* begin *
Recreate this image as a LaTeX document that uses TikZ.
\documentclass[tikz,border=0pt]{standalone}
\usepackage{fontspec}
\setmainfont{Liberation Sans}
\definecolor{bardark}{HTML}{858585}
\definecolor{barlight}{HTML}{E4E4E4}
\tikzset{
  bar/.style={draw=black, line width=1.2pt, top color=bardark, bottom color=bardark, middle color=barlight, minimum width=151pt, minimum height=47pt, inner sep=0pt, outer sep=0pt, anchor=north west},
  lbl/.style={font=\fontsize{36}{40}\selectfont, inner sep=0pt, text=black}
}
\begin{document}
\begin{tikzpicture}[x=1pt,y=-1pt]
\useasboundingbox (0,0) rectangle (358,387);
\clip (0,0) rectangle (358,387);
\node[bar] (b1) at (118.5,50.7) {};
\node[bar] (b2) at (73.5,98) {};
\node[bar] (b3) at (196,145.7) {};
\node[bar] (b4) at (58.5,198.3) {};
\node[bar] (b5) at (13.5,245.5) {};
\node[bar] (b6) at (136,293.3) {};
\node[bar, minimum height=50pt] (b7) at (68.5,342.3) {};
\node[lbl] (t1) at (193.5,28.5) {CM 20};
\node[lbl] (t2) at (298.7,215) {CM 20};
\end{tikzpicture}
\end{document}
* end *
| GOAL |
Your task is to repeat the data exactly, with nothing left out.

| ANSWER FOR THE TASK |
Recreate this image as a LaTeX document that uses TikZ.
\documentclass[tikz,border=0pt]{standalone}
\usepackage{fontspec}
\setmainfont{Liberation Sans}
\definecolor{bardark}{HTML}{858585}
\definecolor{barlight}{HTML}{E4E4E4}
\tikzset{
  bar/.style={draw=black, line width=1.2pt, top color=bardark, bottom color=bardark, middle color=barlight, minimum width=151pt, minimum height=47pt, inner sep=0pt, outer sep=0pt, anchor=north west},
  lbl/.style={font=\fontsize{36}{40}\selectfont, inner sep=0pt, text=black}
}
\begin{document}
\begin{tikzpicture}[x=1pt,y=-1pt]
\useasboundingbox (0,0) rectangle (358,387);
\clip (0,0) rectangle (358,387);
\node[bar] (b1) at (118.5,50.7) {};
\node[bar] (b2) at (73.5,98) {};
\node[bar] (b3) at (196,145.7) {};
\node[bar] (b4) at (58.5,198.3) {};
\node[bar] (b5) at (13.5,245.5) {};
\node[bar] (b6) at (136,293.3) {};
\node[bar, minimum height=50pt] (b7) at (68.5,342.3) {};
\node[lbl] (t1) at (193.5,28.5) {CM 20};
\node[lbl] (t2) at (298.7,215) {CM 20};
\end{tikzpicture}
\end{document}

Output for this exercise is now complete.